* Instructions to follow *
Write out the full listing exactly as given, minus the images.

=== Data extract ===

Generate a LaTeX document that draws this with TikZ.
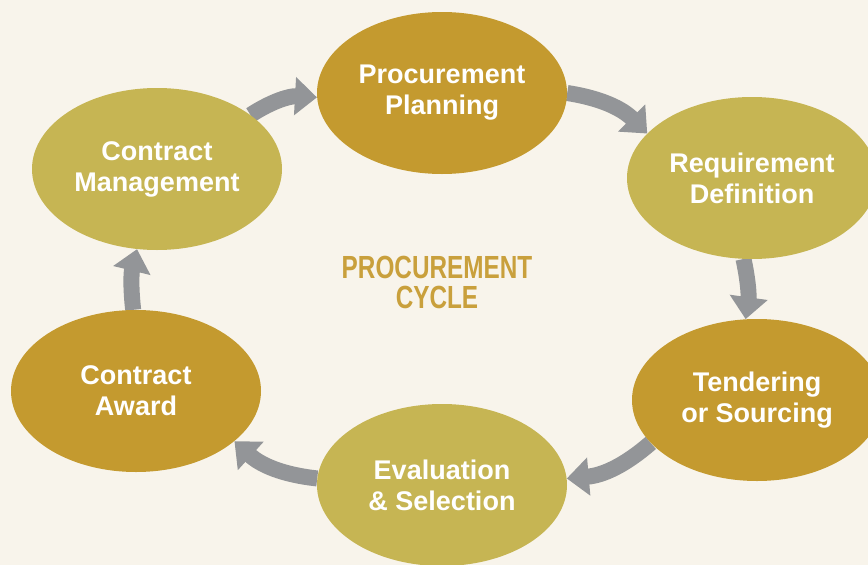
\documentclass[tikz,border=0pt]{standalone}
\usepackage{fontspec}
\setmainfont{Liberation Sans}
\newfontfamily\narrowfont[FakeStretch=0.76]{Liberation Sans}
\usepackage{tikz}
\usetikzlibrary{arrows.meta,shapes.geometric}

\definecolor{paper}{HTML}{F8F4EB}
\definecolor{darkgold}{HTML}{C49A2F}
\definecolor{olivegold}{HTML}{C6B553}
\definecolor{arrowgray}{HTML}{939598}
\definecolor{titlegold}{HTML}{C9A03C}

\pgfdeclarelayer{bg}
\pgfsetlayers{bg,main}

\begin{document}
\begin{tikzpicture}[x=1pt,y=-1pt,>={Triangle[width=37pt,length=22pt]}]
  \tikzset{phase/.style={ellipse,draw=none,inner sep=0pt,text=white,
                         minimum width=250pt,minimum height=162pt,align=center,
                         font=\bfseries\fontsize{27}{31}\selectfont},
           dark/.style={phase,fill=darkgold},
           light/.style={phase,fill=olivegold},
           flow/.style={->,draw=arrowgray,fill=arrowgray,line width=16pt}}

  \useasboundingbox (0,0) rectangle (868,565);
  \clip (0,0) rectangle (868,565);

  \node[dark]  (pp) at (442,93)  {Procurement\\Planning};
  \node[light] (rd) at (752,178) {Requirement\\Definition};
  \node[dark]  (ts) at (757,400) {Tendering\\or Sourcing};
  \node[light] (es) at (442,485) {Evaluation\\\& Selection};
  \node[dark]  (ca) at (136,391) {Contract\\Award};
  \node[light] (cm) at (157,169) {Contract\\Management};

  \node[text=titlegold,align=center,
        font=\narrowfont\bfseries\fontsize{32}{30}\selectfont]
        (title) at (437,282) {PROCUREMENT\\CYCLE};

  \begin{pgfonlayer}{bg}
    \fill[paper] (0,0) rectangle (868,565);
    \path[every edge/.style={flow}]
          (cm.30)  edge[bend left=18] (pp.182)
          (pp.0)   edge[bend left=18] (rd.157)
          (rd.264) edge[bend left=10] (ts.98)
          (ts.202) edge[bend left=18] (es.3)
          (es.177) edge[bend left=18] (ca.-27)
          (ca.92)  edge[bend left=10] (cm.256);
  \end{pgfonlayer}

\end{tikzpicture}
\end{document}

===

* Correct answer *
Generate a LaTeX document that draws this with TikZ.
\documentclass[tikz,border=0pt]{standalone}
\usepackage{fontspec}
\setmainfont{Liberation Sans}
\newfontfamily\narrowfont[FakeStretch=0.76]{Liberation Sans}
\usepackage{tikz}
\usetikzlibrary{arrows.meta,shapes.geometric}

\definecolor{paper}{HTML}{F8F4EB}
\definecolor{darkgold}{HTML}{C49A2F}
\definecolor{olivegold}{HTML}{C6B553}
\definecolor{arrowgray}{HTML}{939598}
\definecolor{titlegold}{HTML}{C9A03C}

\pgfdeclarelayer{bg}
\pgfsetlayers{bg,main}

\begin{document}
\begin{tikzpicture}[x=1pt,y=-1pt,>={Triangle[width=37pt,length=22pt]}]
  \tikzset{phase/.style={ellipse,draw=none,inner sep=0pt,text=white,
                         minimum width=250pt,minimum height=162pt,align=center,
                         font=\bfseries\fontsize{27}{31}\selectfont},
           dark/.style={phase,fill=darkgold},
           light/.style={phase,fill=olivegold},
           flow/.style={->,draw=arrowgray,fill=arrowgray,line width=16pt}}

  \useasboundingbox (0,0) rectangle (868,565);
  \clip (0,0) rectangle (868,565);

  \node[dark]  (pp) at (442,93)  {Procurement\\Planning};
  \node[light] (rd) at (752,178) {Requirement\\Definition};
  \node[dark]  (ts) at (757,400) {Tendering\\or Sourcing};
  \node[light] (es) at (442,485) {Evaluation\\\& Selection};
  \node[dark]  (ca) at (136,391) {Contract\\Award};
  \node[light] (cm) at (157,169) {Contract\\Management};

  \node[text=titlegold,align=center,
        font=\narrowfont\bfseries\fontsize{32}{30}\selectfont]
        (title) at (437,282) {PROCUREMENT\\CYCLE};

  \begin{pgfonlayer}{bg}
    \fill[paper] (0,0) rectangle (868,565);
    \path[every edge/.style={flow}]
          (cm.30)  edge[bend left=18] (pp.182)
          (pp.0)   edge[bend left=18] (rd.157)
          (rd.264) edge[bend left=10] (ts.98)
          (ts.202) edge[bend left=18] (es.3)
          (es.177) edge[bend left=18] (ca.-27)
          (ca.92)  edge[bend left=10] (cm.256);
  \end{pgfonlayer}

\end{tikzpicture}
\end{document}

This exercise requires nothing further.